My adviser and I had a discussion about the libertarian place in social class structure. We think libertarians tend to come from lower-middle class backgrounds. Really poor backgrounds often time don’t produce people that get college educated, which is where most people discover libertarianism. As our movement grows, I hope this will change.
And note that of many rich libertarians, quite few started off rich. I think when people start off rich they’re more sympathetic to the status quo – because its not that bad for them.
I guess anarcho-capitalists aren’t the only ones who lose sight of the broader context from time to time.
I certainly agree Roderick, that taxation is bad for everyone and that it is of sharp importance to those in poverty as well. But my outburst has more to do with the default language and strategic approach of most anarcho-capitalists. While on a theoretical level, they’re right, taxation sucks, it’s only such an immediate and prominent expression of the whole system’s oppression for the middle class (and upper working class). So why start there? And, worse, why try inexorably to bring everything back there, even after issues of class and hostility to the rich are apparent in the person you’re preaching at. It only throws the class divisions into sharp relief and alienates the most powerful counter-economic and insurrectionary force around.

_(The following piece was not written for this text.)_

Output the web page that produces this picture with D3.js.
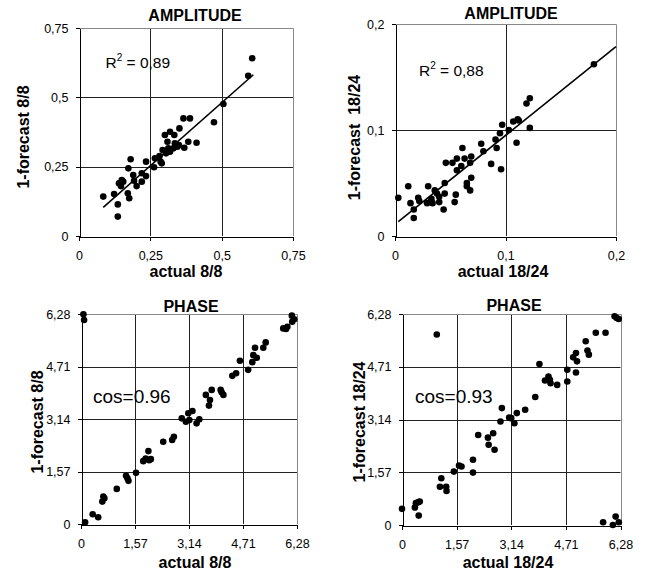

While I’m not calling anyone out specifically, and I’m certain that there are financially weak ancaps out there, class is no simple matter of income bracket. There’s all the world of difference between a white college student living alone on 10,000 a year with an extended safety network of family and friends and a single mother of color in the projects on 30,000 a year.
But moreover, when I speak of poverty, I’m speaking more of a culture and framework of perspective that isn’t readily available to the sort of person who might defensively claim that both their parents were “working class.” I’m not saying there isn’t room for understanding–that is after all what I’m advocating!–just that when “the evils of taxation” are the first and last things out of someone’s mouth (and anything else, a hastily tacked on note), it’s clear that they don’t get it.
William,
Sure — I agree with you on all of that.
At the risk of being accused of “not getting it”, I have to say that I consider taxes to be one of the worst evils of government, because the government’s ability to confiscate property from individuals makes so many other abuses possible. How much less war would government be able to wage if they couldn’t force individuals into paying for it? Security forces funded by voluntary contributions would not invest in SWAT equipment and training. The drug war would not be waged. Ect.